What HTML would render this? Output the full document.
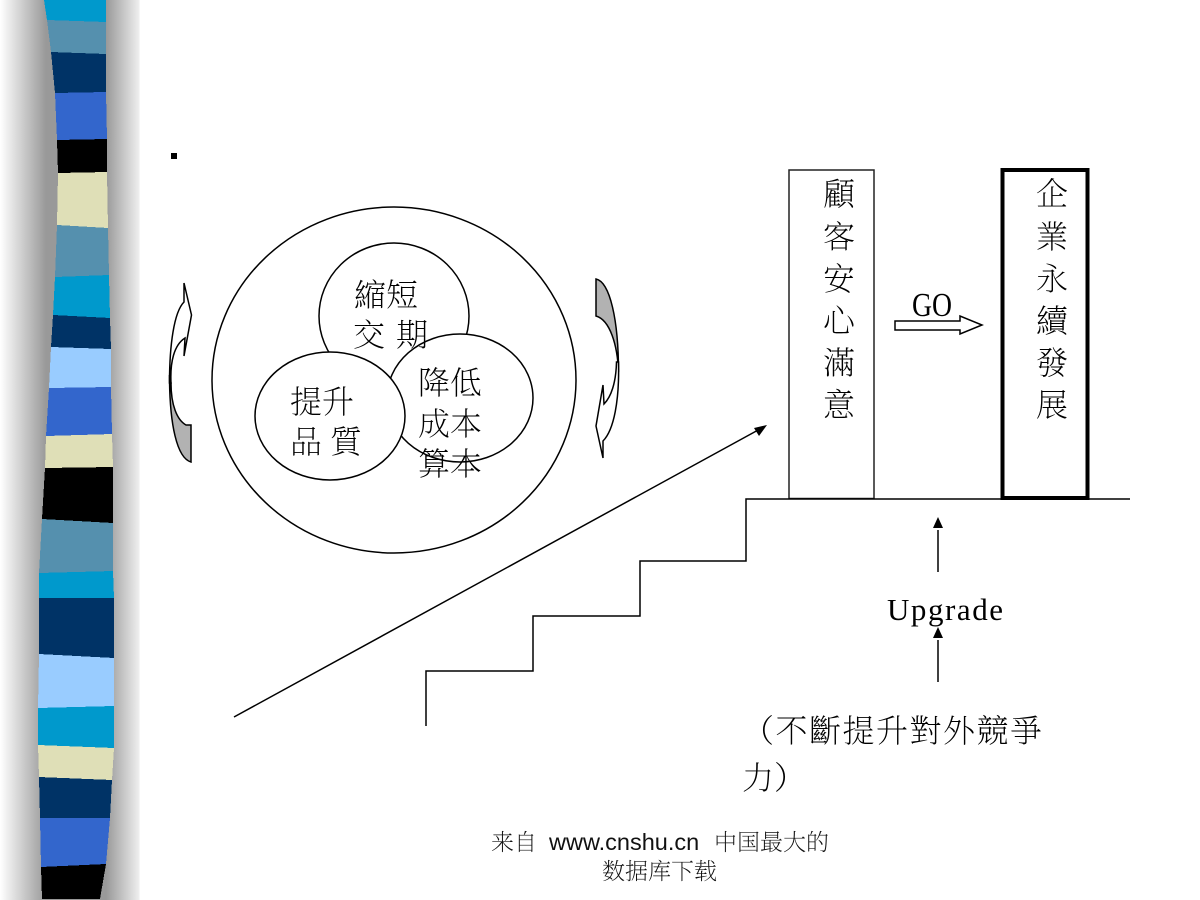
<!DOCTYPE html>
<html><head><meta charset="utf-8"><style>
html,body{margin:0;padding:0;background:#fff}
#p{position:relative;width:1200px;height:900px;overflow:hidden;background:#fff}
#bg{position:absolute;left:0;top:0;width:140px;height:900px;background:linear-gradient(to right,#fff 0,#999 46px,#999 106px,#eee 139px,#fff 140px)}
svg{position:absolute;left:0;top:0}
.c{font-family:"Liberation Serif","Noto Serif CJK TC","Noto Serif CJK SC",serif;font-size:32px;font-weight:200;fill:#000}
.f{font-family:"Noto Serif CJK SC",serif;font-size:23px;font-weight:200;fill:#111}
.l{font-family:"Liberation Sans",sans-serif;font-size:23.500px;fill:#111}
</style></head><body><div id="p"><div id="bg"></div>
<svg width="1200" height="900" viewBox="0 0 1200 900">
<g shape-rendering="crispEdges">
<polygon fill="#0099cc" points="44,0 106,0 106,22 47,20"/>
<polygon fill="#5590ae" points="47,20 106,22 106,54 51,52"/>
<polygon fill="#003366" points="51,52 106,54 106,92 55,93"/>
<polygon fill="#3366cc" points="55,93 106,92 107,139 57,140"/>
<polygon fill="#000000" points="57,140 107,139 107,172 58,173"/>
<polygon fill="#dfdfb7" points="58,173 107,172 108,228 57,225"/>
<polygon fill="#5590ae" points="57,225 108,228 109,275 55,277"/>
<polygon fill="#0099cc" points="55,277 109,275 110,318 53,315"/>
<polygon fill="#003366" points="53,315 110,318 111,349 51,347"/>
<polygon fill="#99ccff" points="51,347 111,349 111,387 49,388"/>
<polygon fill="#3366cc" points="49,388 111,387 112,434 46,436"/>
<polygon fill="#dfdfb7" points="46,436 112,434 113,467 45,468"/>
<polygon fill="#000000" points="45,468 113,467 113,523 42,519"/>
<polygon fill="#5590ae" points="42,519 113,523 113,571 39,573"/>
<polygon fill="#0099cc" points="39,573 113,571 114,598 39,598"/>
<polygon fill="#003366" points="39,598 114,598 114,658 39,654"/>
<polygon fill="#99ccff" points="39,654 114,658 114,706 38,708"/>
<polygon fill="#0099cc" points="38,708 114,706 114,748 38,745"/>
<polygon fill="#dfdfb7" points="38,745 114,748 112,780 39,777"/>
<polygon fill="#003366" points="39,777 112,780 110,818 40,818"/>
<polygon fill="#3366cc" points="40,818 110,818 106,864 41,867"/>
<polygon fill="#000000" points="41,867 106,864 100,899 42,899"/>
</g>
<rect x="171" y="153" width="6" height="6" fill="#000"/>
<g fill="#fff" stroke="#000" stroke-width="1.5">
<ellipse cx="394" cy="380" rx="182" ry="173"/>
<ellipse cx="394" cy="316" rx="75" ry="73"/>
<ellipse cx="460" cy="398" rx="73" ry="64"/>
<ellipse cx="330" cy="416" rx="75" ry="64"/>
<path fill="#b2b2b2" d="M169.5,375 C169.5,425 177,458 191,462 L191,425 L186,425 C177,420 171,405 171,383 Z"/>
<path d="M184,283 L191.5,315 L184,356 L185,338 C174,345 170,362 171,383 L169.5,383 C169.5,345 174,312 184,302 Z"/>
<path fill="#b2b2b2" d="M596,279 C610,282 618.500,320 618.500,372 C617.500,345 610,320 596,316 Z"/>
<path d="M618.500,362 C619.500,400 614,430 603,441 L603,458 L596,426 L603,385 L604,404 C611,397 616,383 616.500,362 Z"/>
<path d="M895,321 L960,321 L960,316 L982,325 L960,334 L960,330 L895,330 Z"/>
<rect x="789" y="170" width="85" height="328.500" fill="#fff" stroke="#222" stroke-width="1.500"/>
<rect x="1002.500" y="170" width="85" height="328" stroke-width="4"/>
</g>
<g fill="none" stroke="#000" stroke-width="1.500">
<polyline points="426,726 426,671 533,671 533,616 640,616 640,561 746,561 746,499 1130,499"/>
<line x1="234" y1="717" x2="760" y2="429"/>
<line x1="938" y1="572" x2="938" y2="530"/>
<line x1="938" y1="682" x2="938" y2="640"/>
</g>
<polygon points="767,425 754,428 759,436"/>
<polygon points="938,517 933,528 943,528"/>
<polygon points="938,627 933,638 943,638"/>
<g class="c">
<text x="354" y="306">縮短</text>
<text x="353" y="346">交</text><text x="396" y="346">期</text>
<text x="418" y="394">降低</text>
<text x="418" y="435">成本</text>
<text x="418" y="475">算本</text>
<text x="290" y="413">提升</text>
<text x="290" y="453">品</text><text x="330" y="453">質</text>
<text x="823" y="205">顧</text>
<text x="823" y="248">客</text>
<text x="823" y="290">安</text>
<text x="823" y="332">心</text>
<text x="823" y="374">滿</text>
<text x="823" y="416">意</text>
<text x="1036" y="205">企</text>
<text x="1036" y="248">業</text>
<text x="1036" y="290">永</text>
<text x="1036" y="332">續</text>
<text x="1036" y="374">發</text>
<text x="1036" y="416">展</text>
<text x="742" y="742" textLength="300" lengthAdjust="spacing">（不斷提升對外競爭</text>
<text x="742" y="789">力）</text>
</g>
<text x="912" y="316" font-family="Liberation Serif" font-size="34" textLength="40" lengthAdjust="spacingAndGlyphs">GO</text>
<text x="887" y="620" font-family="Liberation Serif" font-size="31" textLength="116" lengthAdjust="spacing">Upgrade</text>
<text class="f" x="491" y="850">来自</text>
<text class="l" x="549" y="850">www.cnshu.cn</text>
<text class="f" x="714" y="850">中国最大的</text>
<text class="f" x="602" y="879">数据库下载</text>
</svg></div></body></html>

===============

Pictures are excluded; copy all other data exactly as shown.

What HTML would render this? Output the full document.
<!DOCTYPE html>
<html><head><meta charset="utf-8"><style>
html,body{margin:0;padding:0;background:#fff}
#p{position:relative;width:1200px;height:900px;overflow:hidden;background:#fff}
#bg{position:absolute;left:0;top:0;width:140px;height:900px;background:linear-gradient(to right,#fff 0,#999 46px,#999 106px,#eee 139px,#fff 140px)}
svg{position:absolute;left:0;top:0}
.c{font-family:"Liberation Serif","Noto Serif CJK TC","Noto Serif CJK SC",serif;font-size:32px;font-weight:200;fill:#000}
.f{font-family:"Noto Serif CJK SC",serif;font-size:23px;font-weight:200;fill:#111}
.l{font-family:"Liberation Sans",sans-serif;font-size:23.500px;fill:#111}
</style></head><body><div id="p"><div id="bg"></div>
<svg width="1200" height="900" viewBox="0 0 1200 900">
<g shape-rendering="crispEdges">
<polygon fill="#0099cc" points="44,0 106,0 106,22 47,20"/>
<polygon fill="#5590ae" points="47,20 106,22 106,54 51,52"/>
<polygon fill="#003366" points="51,52 106,54 106,92 55,93"/>
<polygon fill="#3366cc" points="55,93 106,92 107,139 57,140"/>
<polygon fill="#000000" points="57,140 107,139 107,172 58,173"/>
<polygon fill="#dfdfb7" points="58,173 107,172 108,228 57,225"/>
<polygon fill="#5590ae" points="57,225 108,228 109,275 55,277"/>
<polygon fill="#0099cc" points="55,277 109,275 110,318 53,315"/>
<polygon fill="#003366" points="53,315 110,318 111,349 51,347"/>
<polygon fill="#99ccff" points="51,347 111,349 111,387 49,388"/>
<polygon fill="#3366cc" points="49,388 111,387 112,434 46,436"/>
<polygon fill="#dfdfb7" points="46,436 112,434 113,467 45,468"/>
<polygon fill="#000000" points="45,468 113,467 113,523 42,519"/>
<polygon fill="#5590ae" points="42,519 113,523 113,571 39,573"/>
<polygon fill="#0099cc" points="39,573 113,571 114,598 39,598"/>
<polygon fill="#003366" points="39,598 114,598 114,658 39,654"/>
<polygon fill="#99ccff" points="39,654 114,658 114,706 38,708"/>
<polygon fill="#0099cc" points="38,708 114,706 114,748 38,745"/>
<polygon fill="#dfdfb7" points="38,745 114,748 112,780 39,777"/>
<polygon fill="#003366" points="39,777 112,780 110,818 40,818"/>
<polygon fill="#3366cc" points="40,818 110,818 106,864 41,867"/>
<polygon fill="#000000" points="41,867 106,864 100,899 42,899"/>
</g>
<rect x="171" y="153" width="6" height="6" fill="#000"/>
<g fill="#fff" stroke="#000" stroke-width="1.5">
<ellipse cx="394" cy="380" rx="182" ry="173"/>
<ellipse cx="394" cy="316" rx="75" ry="73"/>
<ellipse cx="460" cy="398" rx="73" ry="64"/>
<ellipse cx="330" cy="416" rx="75" ry="64"/>
<path fill="#b2b2b2" d="M169.5,375 C169.5,425 177,458 191,462 L191,425 L186,425 C177,420 171,405 171,383 Z"/>
<path d="M184,283 L191.5,315 L184,356 L185,338 C174,345 170,362 171,383 L169.5,383 C169.5,345 174,312 184,302 Z"/>
<path fill="#b2b2b2" d="M596,279 C610,282 618.500,320 618.500,372 C617.500,345 610,320 596,316 Z"/>
<path d="M618.500,362 C619.500,400 614,430 603,441 L603,458 L596,426 L603,385 L604,404 C611,397 616,383 616.500,362 Z"/>
<path d="M895,321 L960,321 L960,316 L982,325 L960,334 L960,330 L895,330 Z"/>
<rect x="789" y="170" width="85" height="328.500" fill="#fff" stroke="#222" stroke-width="1.500"/>
<rect x="1002.500" y="170" width="85" height="328" stroke-width="4"/>
</g>
<g fill="none" stroke="#000" stroke-width="1.500">
<polyline points="426,726 426,671 533,671 533,616 640,616 640,561 746,561 746,499 1130,499"/>
<line x1="234" y1="717" x2="760" y2="429"/>
<line x1="938" y1="572" x2="938" y2="530"/>
<line x1="938" y1="682" x2="938" y2="640"/>
</g>
<polygon points="767,425 754,428 759,436"/>
<polygon points="938,517 933,528 943,528"/>
<polygon points="938,627 933,638 943,638"/>
<g class="c">
<text x="354" y="306">縮短</text>
<text x="353" y="346">交</text><text x="396" y="346">期</text>
<text x="418" y="394">降低</text>
<text x="418" y="435">成本</text>
<text x="418" y="475">算本</text>
<text x="290" y="413">提升</text>
<text x="290" y="453">品</text><text x="330" y="453">質</text>
<text x="823" y="205">顧</text>
<text x="823" y="248">客</text>
<text x="823" y="290">安</text>
<text x="823" y="332">心</text>
<text x="823" y="374">滿</text>
<text x="823" y="416">意</text>
<text x="1036" y="205">企</text>
<text x="1036" y="248">業</text>
<text x="1036" y="290">永</text>
<text x="1036" y="332">續</text>
<text x="1036" y="374">發</text>
<text x="1036" y="416">展</text>
<text x="742" y="742" textLength="300" lengthAdjust="spacing">（不斷提升對外競爭</text>
<text x="742" y="789">力）</text>
</g>
<text x="912" y="316" font-family="Liberation Serif" font-size="34" textLength="40" lengthAdjust="spacingAndGlyphs">GO</text>
<text x="887" y="620" font-family="Liberation Serif" font-size="31" textLength="116" lengthAdjust="spacing">Upgrade</text>
<text class="f" x="491" y="850">来自</text>
<text class="l" x="549" y="850">www.cnshu.cn</text>
<text class="f" x="714" y="850">中国最大的</text>
<text class="f" x="602" y="879">数据库下载</text>
</svg></div></body></html>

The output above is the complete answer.